◆ **Exercise**:
Extract, in full, the lines below, beginning at the first and ending with the line that contains "borderColor: '#000', borderWidth: 1.2". Pictures do not belong in the copy.

◆ **Entries with chart source code**:

(begin)

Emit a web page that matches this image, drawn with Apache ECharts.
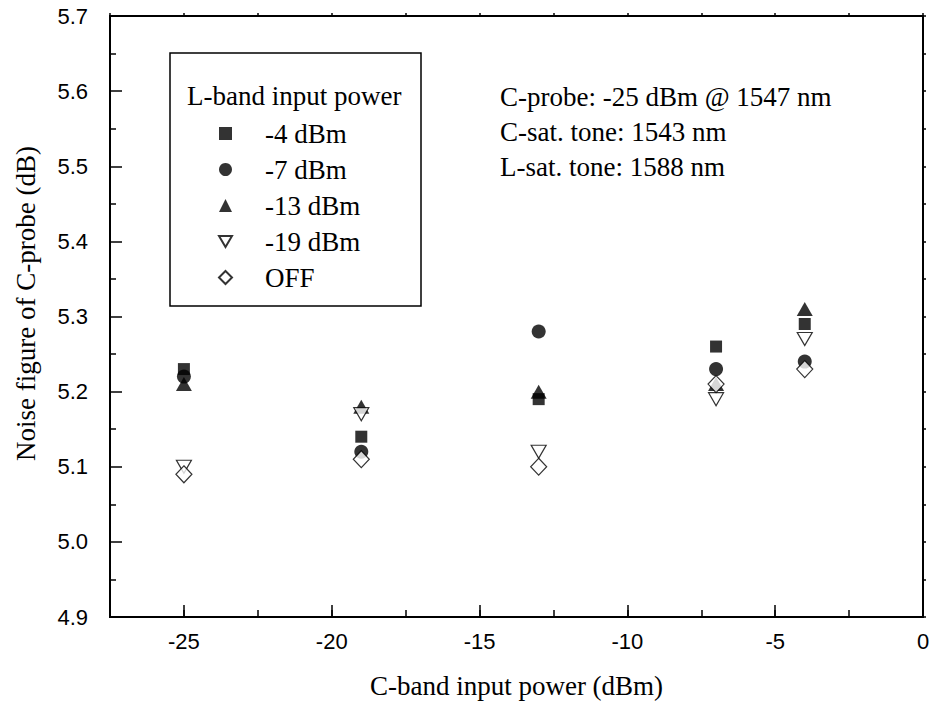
<!DOCTYPE html>
<html>
<head>
<meta charset="utf-8">
<title>Noise figure of C-probe</title>
<script src="https://cdn.jsdelivr.net/npm/echarts@6/dist/echarts.min.js"></script>
<style>
    html, body { margin: 0; padding: 0; background: #fff; }
    #chart { width: 933px; height: 709px; }
</style>
</head>
<body>
<div id="chart"></div>
<script>
// C-band input power (dBm)
var cPower = [-25, -19, -13, -7, -4];
// noise figure (dB) for each L-band input power
var nfL4 = [5.23, 5.14, 5.19, 5.26, 5.29];
var nfL7 = [5.22, 5.12, 5.28, 5.23, 5.24];
var nfL13 = [5.21, 5.18, 5.20, 5.21, 5.31];
var nfL19 = [5.10, 5.17, 5.12, 5.19, 5.27];
var nfOff = [5.09, 5.11, 5.10, 5.21, 5.23];
var seriesNames = ['-4 dBm', '-7 dBm', '-13 dBm', '-19 dBm', 'OFF'];
var legendTitle = 'L-band input power';
var notes = ['C-probe: -25 dBm @ 1547 nm', 'C-sat. tone: 1543 nm', 'L-sat. tone: 1588 nm'];

var SERIF = "'Liberation Serif', 'Times New Roman', serif";
var SANS = "'Liberation Sans', Arial, sans-serif";

function pairs(ys) {
    return cPower.map(function (x, i) { return [x, ys[i]]; });
}

var filled = { color: '#000' };
var hollow = { color: '#fff', borderColor: '#000', borderWidth: 1.2 };

var series = [
    { name: seriesNames[0], type: 'scatter', data: pairs(nfL4), symbol: 'rect', symbolSize: 12, itemStyle: filled },
    { name: seriesNames[1], type: 'scatter', data: pairs(nfL7), symbol: 'circle', symbolSize: 14, itemStyle: filled },
    { name: seriesNames[2], type: 'scatter', data: pairs(nfL13), symbol: 'triangle', symbolSize: [16, 14], itemStyle: filled },
    { name: seriesNames[3], type: 'scatter', data: pairs(nfL19), symbol: 'path://M0,0L2,0L1,1.73Z', symbolSize: [15, 13], itemStyle: hollow },
    { name: seriesNames[4], type: 'scatter', data: pairs(nfOff), symbol: 'diamond', symbolSize: [16, 17], itemStyle: hollow }
];
series.forEach(function (s) {
    s.xAxisIndex = 0;
    s.yAxisIndex = 0;
    s.emphasis = { disabled: true };
});

var tickStyle = { color: '#000', width: 1.5 };

var chart = echarts.init(document.getElementById('chart'), null, { renderer: 'svg' });

var option = {
    backgroundColor: '#fff',
    animation: false,
    grid: {
        left: 110, right: 10, top: 16, bottom: 92,
        show: true, borderColor: '#000', borderWidth: 2, backgroundColor: 'transparent'
    },
    legend: {
        orient: 'vertical',
        left: 213,
        top: 115,
        itemWidth: 13,
        itemHeight: 13,
        itemGap: 9,
        selectedMode: false,
        data: seriesNames,
        textStyle: { fontFamily: SERIF, fontSize: 27, color: '#000', padding: [0, 0, 0, 28] }
    },
    xAxis: [{
        type: 'value',
        position: 'bottom',
        min: -27.5, max: 0, interval: 2.5,
        axisLine: { show: true, onZero: false, lineStyle: { color: '#000', width: 2 } },
        axisTick: { show: true, inside: true, length: 7, lineStyle: tickStyle },
        splitLine: { show: false },
        axisLabel: {
            showMaxLabel: true,
            showMinLabel: false,
            margin: 13,
            fontFamily: SANS, fontSize: 22, color: '#000',
            formatter: function (v) { return v % 5 === 0 ? String(v) : ''; }
        },
        name: 'C-band input power (dBm)',
        nameLocation: 'middle',
        nameGap: 55,
        nameTextStyle: { fontFamily: SERIF, fontSize: 27, color: '#000' }
    }, {
        // major ticks every 5 dBm, counted from 0 on a mirrored axis
        type: 'value',
        position: 'bottom',
        inverse: true,
        min: 0, max: 27.5, interval: 5,
        axisLine: { show: false, onZero: false },
        axisTick: { show: true, inside: true, length: 12, lineStyle: tickStyle },
        axisLabel: { show: false },
        splitLine: { show: false }
    }, {
        type: 'value',
        position: 'top',
        min: -27.5, max: 0, interval: 2.5,
        axisLine: { show: false, onZero: false },
        axisTick: { show: true, inside: false, length: 3, lineStyle: tickStyle },
        axisLabel: { show: false },
        splitLine: { show: false }
    }],
    yAxis: [{
        type: 'value',
        position: 'left',
        min: 4.9, max: 5.7, interval: 0.1,
        axisLine: { show: true, onZero: false, lineStyle: { color: '#000', width: 2 } },
        axisTick: { show: true, inside: true, length: 12, lineStyle: tickStyle },
        minorTick: { show: true, splitNumber: 2, length: 6, lineStyle: tickStyle },
        splitLine: { show: false },
        minorSplitLine: { show: false },
        axisLabel: {
            margin: 22,
            fontFamily: SANS, fontSize: 22, color: '#000',
            formatter: function (v) { return v.toFixed(1); }
        },
        name: 'Noise figure of C-probe (dB)',
        nameLocation: 'middle',
        nameGap: 71,
        nameRotate: 90,
        nameTextStyle: { fontFamily: SERIF, fontSize: 27, color: '#000', padding: [0, 0, 0, 26] }
    }, {
        type: 'value',
        position: 'right',
        min: 4.9, max: 5.7, interval: 0.05,
        axisLine: { show: false, onZero: false },
        axisTick: { show: true, inside: false, length: 3, lineStyle: tickStyle },
        axisLabel: { show: false },
        splitLine: { show: false }
    }],
    graphic: [{
        type: 'rect',
        shape: { x: 170, y: 53, width: 251, height: 253 },
        style: { fill: 'none', stroke: '#000', lineWidth: 1.5 },
        silent: true
    }, {
        type: 'text',
        x: 187, y: 96,
        style: { text: legendTitle, font: '27px ' + SERIF, fill: '#000', verticalAlign: 'middle' },
        silent: true
    }, {
        type: 'text',
        x: 500, y: 97,
        style: { text: notes[0], font: '27px ' + SERIF, fill: '#000', verticalAlign: 'middle' },
        silent: true
    }, {
        type: 'text',
        x: 500, y: 132,
        style: { text: notes[1], font: '27px ' + SERIF, fill: '#000', verticalAlign: 'middle' },
        silent: true
    }, {
        type: 'text',
        x: 500, y: 167,
        style: { text: notes[2], font: '27px ' + SERIF, fill: '#000', verticalAlign: 'middle' },
        silent: true
    }],
    series: series
};

chart.setOption(option);
</script>
</body>
</html>
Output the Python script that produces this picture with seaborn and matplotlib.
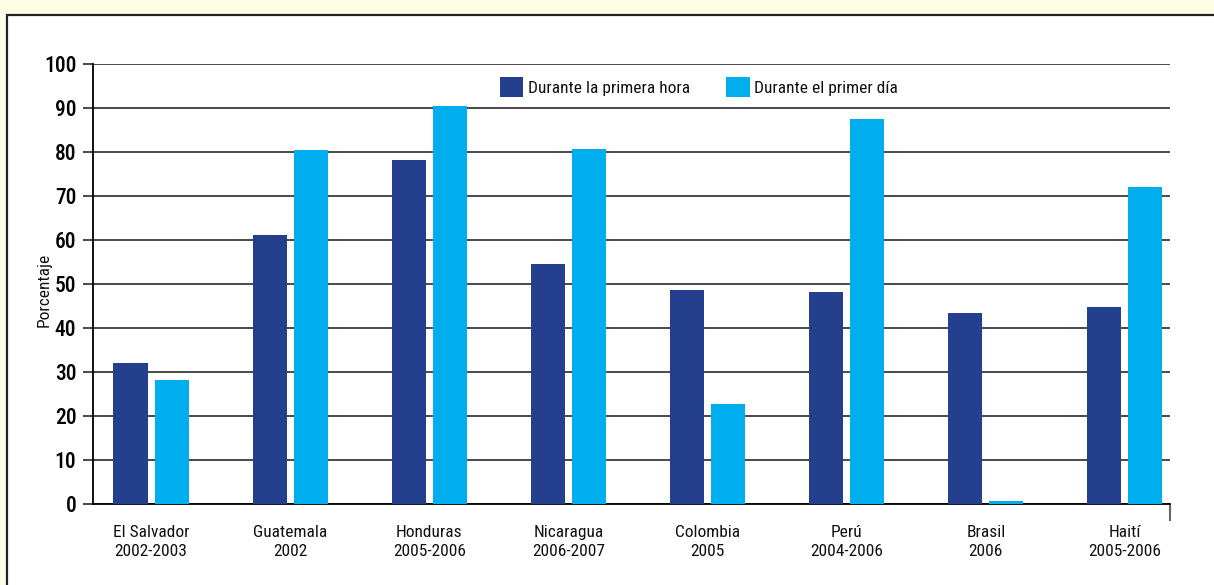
import matplotlib
matplotlib.use("Agg")
import matplotlib.pyplot as plt
from matplotlib.patches import Rectangle
from matplotlib import font_manager
import seaborn as sns
import pandas as pd

paises = ["El Salvador\n2002-2003", "Guatemala\n2002", "Honduras\n2005-2006",
          "Nicaragua\n2006-2007", "Colombia\n2005", "Perú\n2004-2006",
          "Brasil\n2006", "Haití\n2005-2006"]
primera_hora = [32.0, 61.1, 78.2, 54.5, 48.6, 48.2, 43.3, 44.8]
primer_dia = [28.2, 80.5, 90.5, 80.7, 22.7, 87.5, 0.6, 72.0]
series = ["Durante la primera hora", "Durante el primer día"]
colores = ["#233F8D", "#00AEEF"]
yticks = list(range(0, 101, 10))

df = pd.DataFrame({
    "pais": paises * 2,
    "serie": [series[0]] * len(paises) + [series[1]] * len(paises),
    "valor": primera_hora + primer_dia,
})

sns.set_theme(style="white")
nombres = {f.name for f in font_manager.fontManager.ttflist}
candidatas = ["Roboto Condensed", "Noto Sans Condensed", "Open Sans Condensed",
              "Liberation Sans Narrow", "DejaVu Sans Condensed",
              "Noto Sans SemiCondensed", "Open Sans SemiCondensed", "Liberation Sans"]
familia = [f for f in candidatas if f in nombres][:1] + ["DejaVu Sans"]
plt.rcParams["font.family"] = familia

W, H = 1214, 585
fig = plt.figure(figsize=(W / 100, H / 100), dpi=100)
fig.patch.set_facecolor("#FFFDE6")

# white panel with a dark border on top and left
panel = Rectangle((7 / W, -0.1), 1.2, (H - 15) / H + 0.1, transform=fig.transFigure,
                  facecolor="white", edgecolor="#222222", linewidth=1.6, zorder=-5)
fig.patches.append(panel)

ax = fig.add_axes([93 / W, (H - 504) / H, (1170 - 93) / W, 440 / H])
ax.set_zorder(2)
ax.set_facecolor("none")

sns.barplot(data=df, x="pais", y="valor", hue="serie", hue_order=series,
            palette=colores, width=0.59, gap=0.17, saturation=1,
            errorbar=None, ax=ax, zorder=5, linewidth=0)

ax.set_ylim(0, 100)
ax.set_xlim(-0.417, 7.324)
ax.set_yticks(yticks)
ax.yaxis.grid(True, color="#3a3a3a", linewidth=1.3, zorder=0)
ax.set_axisbelow(True)

for s in ["top", "right"]:
    ax.spines[s].set_visible(False)
for s in ["left", "bottom"]:
    ax.spines[s].set_color("black")
    ax.spines[s].set_linewidth(1.3)
    ax.spines[s].set_zorder(4)

ax.tick_params(axis="y", which="major", left=True, length=7, width=1.3,
               color="#3a3a3a", labelsize=15.5, pad=5, labelcolor="black")
for lbl in ax.get_yticklabels():
    lbl.set_fontweight("medium")
ax.tick_params(axis="x", which="major", bottom=False, labelsize=12.5, pad=9,
               labelcolor="#111111")
ax.set_xticks(ax.get_xticks())
ax.set_xticklabels(paises, linespacing=1.35)
ax.set_xticks([7.324], minor=True)
ax.tick_params(axis="x", which="minor", bottom=True, length=12, width=1.5,
               color="#666666")

ax.set_xlabel("")
ax.set_ylabel("Porcentaje", fontsize=12.5, color="#111111")
ax.yaxis.set_label_coords(-0.038, 0.486)

leg = ax.legend(loc="center", bbox_to_anchor=(0.5625, 0.948), ncol=2, frameon=False,
                fontsize=12.5, handlelength=1.35, handleheight=1.35,
                handletextpad=0.25, columnspacing=2.1, borderaxespad=0)
for t in leg.get_texts():
    t.set_color("#111111")

fig.savefig("out.png", dpi=100, facecolor=fig.get_facecolor())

(end)

◆ **Solution**:
Emit a web page that matches this image, drawn with Apache ECharts.
<!DOCTYPE html>
<html>
<head>
<meta charset="utf-8">
<title>Noise figure of C-probe</title>
<script src="https://cdn.jsdelivr.net/npm/echarts@6/dist/echarts.min.js"></script>
<style>
    html, body { margin: 0; padding: 0; background: #fff; }
    #chart { width: 933px; height: 709px; }
</style>
</head>
<body>
<div id="chart"></div>
<script>
// C-band input power (dBm)
var cPower = [-25, -19, -13, -7, -4];
// noise figure (dB) for each L-band input power
var nfL4 = [5.23, 5.14, 5.19, 5.26, 5.29];
var nfL7 = [5.22, 5.12, 5.28, 5.23, 5.24];
var nfL13 = [5.21, 5.18, 5.20, 5.21, 5.31];
var nfL19 = [5.10, 5.17, 5.12, 5.19, 5.27];
var nfOff = [5.09, 5.11, 5.10, 5.21, 5.23];
var seriesNames = ['-4 dBm', '-7 dBm', '-13 dBm', '-19 dBm', 'OFF'];
var legendTitle = 'L-band input power';
var notes = ['C-probe: -25 dBm @ 1547 nm', 'C-sat. tone: 1543 nm', 'L-sat. tone: 1588 nm'];

var SERIF = "'Liberation Serif', 'Times New Roman', serif";
var SANS = "'Liberation Sans', Arial, sans-serif";

function pairs(ys) {
    return cPower.map(function (x, i) { return [x, ys[i]]; });
}

var filled = { color: '#000' };
var hollow = { color: '#fff', borderColor: '#000', borderWidth: 1.2 };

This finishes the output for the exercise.